## Problem details
Here are some records; return them all exactly.
+++ Data excerpts
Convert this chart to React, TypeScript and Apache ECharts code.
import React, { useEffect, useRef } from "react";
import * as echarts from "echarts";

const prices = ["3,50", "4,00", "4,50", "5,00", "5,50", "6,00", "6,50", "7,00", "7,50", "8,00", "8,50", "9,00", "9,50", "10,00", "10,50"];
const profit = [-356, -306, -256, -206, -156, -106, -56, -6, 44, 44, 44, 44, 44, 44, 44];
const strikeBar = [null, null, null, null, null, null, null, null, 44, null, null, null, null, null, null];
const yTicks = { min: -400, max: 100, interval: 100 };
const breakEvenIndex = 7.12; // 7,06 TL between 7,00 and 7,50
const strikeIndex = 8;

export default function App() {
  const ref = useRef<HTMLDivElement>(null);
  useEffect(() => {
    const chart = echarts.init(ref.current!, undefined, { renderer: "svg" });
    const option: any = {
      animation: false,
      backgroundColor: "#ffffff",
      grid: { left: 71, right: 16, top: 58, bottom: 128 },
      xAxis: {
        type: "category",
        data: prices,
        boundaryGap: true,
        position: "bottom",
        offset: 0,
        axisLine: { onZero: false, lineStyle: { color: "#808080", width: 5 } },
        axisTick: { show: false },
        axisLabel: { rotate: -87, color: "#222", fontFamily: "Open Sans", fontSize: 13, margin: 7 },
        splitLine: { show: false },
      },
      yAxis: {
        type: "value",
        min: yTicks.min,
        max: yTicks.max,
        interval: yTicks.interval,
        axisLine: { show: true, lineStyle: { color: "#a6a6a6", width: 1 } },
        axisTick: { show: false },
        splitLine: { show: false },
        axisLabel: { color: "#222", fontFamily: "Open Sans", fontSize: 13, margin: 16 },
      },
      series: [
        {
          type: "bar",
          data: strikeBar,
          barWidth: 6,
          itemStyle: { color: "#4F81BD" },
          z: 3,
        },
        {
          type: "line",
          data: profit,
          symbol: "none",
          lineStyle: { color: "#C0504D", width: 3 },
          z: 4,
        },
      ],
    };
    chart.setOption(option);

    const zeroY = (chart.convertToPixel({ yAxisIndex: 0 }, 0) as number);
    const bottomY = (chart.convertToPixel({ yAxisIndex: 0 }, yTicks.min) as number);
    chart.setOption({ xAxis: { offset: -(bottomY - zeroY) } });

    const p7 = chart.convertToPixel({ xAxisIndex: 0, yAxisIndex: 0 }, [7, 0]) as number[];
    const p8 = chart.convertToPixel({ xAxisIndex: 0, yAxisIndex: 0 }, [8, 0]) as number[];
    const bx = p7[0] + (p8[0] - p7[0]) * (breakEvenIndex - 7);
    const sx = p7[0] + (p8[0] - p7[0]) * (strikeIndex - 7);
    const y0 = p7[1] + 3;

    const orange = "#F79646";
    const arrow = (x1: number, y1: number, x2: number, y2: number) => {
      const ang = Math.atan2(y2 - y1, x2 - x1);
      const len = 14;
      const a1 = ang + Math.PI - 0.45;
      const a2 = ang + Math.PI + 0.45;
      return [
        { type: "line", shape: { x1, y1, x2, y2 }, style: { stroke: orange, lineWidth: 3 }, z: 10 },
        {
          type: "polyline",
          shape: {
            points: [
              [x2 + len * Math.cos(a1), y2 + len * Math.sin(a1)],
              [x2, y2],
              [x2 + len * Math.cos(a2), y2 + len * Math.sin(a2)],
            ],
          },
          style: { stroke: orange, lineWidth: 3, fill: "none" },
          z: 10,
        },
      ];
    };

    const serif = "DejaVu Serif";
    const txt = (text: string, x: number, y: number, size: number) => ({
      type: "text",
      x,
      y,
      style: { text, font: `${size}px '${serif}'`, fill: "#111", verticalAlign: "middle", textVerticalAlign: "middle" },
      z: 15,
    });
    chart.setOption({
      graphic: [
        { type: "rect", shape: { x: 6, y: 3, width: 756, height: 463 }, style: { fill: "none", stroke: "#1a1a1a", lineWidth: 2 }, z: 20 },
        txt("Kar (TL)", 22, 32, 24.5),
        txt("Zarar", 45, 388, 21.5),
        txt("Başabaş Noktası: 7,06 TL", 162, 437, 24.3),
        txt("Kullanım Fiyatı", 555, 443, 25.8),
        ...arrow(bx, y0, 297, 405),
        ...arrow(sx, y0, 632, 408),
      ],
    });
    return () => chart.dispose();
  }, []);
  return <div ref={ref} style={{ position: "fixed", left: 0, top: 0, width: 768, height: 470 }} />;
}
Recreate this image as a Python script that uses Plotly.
++++++
## Full solution
Convert this chart to React, TypeScript and Apache ECharts code.
import React, { useEffect, useRef } from "react";
import * as echarts from "echarts";

const prices = ["3,50", "4,00", "4,50", "5,00", "5,50", "6,00", "6,50", "7,00", "7,50", "8,00", "8,50", "9,00", "9,50", "10,00", "10,50"];
const profit = [-356, -306, -256, -206, -156, -106, -56, -6, 44, 44, 44, 44, 44, 44, 44];
const strikeBar = [null, null, null, null, null, null, null, null, 44, null, null, null, null, null, null];
const yTicks = { min: -400, max: 100, interval: 100 };
const breakEvenIndex = 7.12; // 7,06 TL between 7,00 and 7,50
const strikeIndex = 8;

export default function App() {
  const ref = useRef<HTMLDivElement>(null);
  useEffect(() => {
    const chart = echarts.init(ref.current!, undefined, { renderer: "svg" });
    const option: any = {
      animation: false,
      backgroundColor: "#ffffff",
      grid: { left: 71, right: 16, top: 58, bottom: 128 },
      xAxis: {
        type: "category",
        data: prices,
        boundaryGap: true,
        position: "bottom",
        offset: 0,
        axisLine: { onZero: false, lineStyle: { color: "#808080", width: 5 } },
        axisTick: { show: false },
        axisLabel: { rotate: -87, color: "#222", fontFamily: "Open Sans", fontSize: 13, margin: 7 },
        splitLine: { show: false },
      },
      yAxis: {
        type: "value",
        min: yTicks.min,
        max: yTicks.max,
        interval: yTicks.interval,
        axisLine: { show: true, lineStyle: { color: "#a6a6a6", width: 1 } },
        axisTick: { show: false },
        splitLine: { show: false },
        axisLabel: { color: "#222", fontFamily: "Open Sans", fontSize: 13, margin: 16 },
      },
      series: [
        {
          type: "bar",
          data: strikeBar,
          barWidth: 6,
          itemStyle: { color: "#4F81BD" },
          z: 3,
        },
        {
          type: "line",
          data: profit,
          symbol: "none",
          lineStyle: { color: "#C0504D", width: 3 },
          z: 4,
        },
      ],
    };
    chart.setOption(option);

    const zeroY = (chart.convertToPixel({ yAxisIndex: 0 }, 0) as number);
    const bottomY = (chart.convertToPixel({ yAxisIndex: 0 }, yTicks.min) as number);
    chart.setOption({ xAxis: { offset: -(bottomY - zeroY) } });

    const p7 = chart.convertToPixel({ xAxisIndex: 0, yAxisIndex: 0 }, [7, 0]) as number[];
    const p8 = chart.convertToPixel({ xAxisIndex: 0, yAxisIndex: 0 }, [8, 0]) as number[];
    const bx = p7[0] + (p8[0] - p7[0]) * (breakEvenIndex - 7);
    const sx = p7[0] + (p8[0] - p7[0]) * (strikeIndex - 7);
    const y0 = p7[1] + 3;

    const orange = "#F79646";
    const arrow = (x1: number, y1: number, x2: number, y2: number) => {
      const ang = Math.atan2(y2 - y1, x2 - x1);
      const len = 14;
      const a1 = ang + Math.PI - 0.45;
      const a2 = ang + Math.PI + 0.45;
      return [
        { type: "line", shape: { x1, y1, x2, y2 }, style: { stroke: orange, lineWidth: 3 }, z: 10 },
        {
          type: "polyline",
          shape: {
            points: [
              [x2 + len * Math.cos(a1), y2 + len * Math.sin(a1)],
              [x2, y2],
              [x2 + len * Math.cos(a2), y2 + len * Math.sin(a2)],
            ],
          },
          style: { stroke: orange, lineWidth: 3, fill: "none" },
          z: 10,
        },
      ];
    };

    const serif = "DejaVu Serif";
    const txt = (text: string, x: number, y: number, size: number) => ({
      type: "text",
      x,
      y,
      style: { text, font: `${size}px '${serif}'`, fill: "#111", verticalAlign: "middle", textVerticalAlign: "middle" },
      z: 15,
    });
    chart.setOption({
      graphic: [
        { type: "rect", shape: { x: 6, y: 3, width: 756, height: 463 }, style: { fill: "none", stroke: "#1a1a1a", lineWidth: 2 }, z: 20 },
        txt("Kar (TL)", 22, 32, 24.5),
        txt("Zarar", 45, 388, 21.5),
        txt("Başabaş Noktası: 7,06 TL", 162, 437, 24.3),
        txt("Kullanım Fiyatı", 555, 443, 25.8),
        ...arrow(bx, y0, 297, 405),
        ...arrow(sx, y0, 632, 408),
      ],
    });
    return () => chart.dispose();
  }, []);
  return <div ref={ref} style={{ position: "fixed", left: 0, top: 0, width: 768, height: 470 }} />;
}
Recreate this image as a Python script that uses Plotly.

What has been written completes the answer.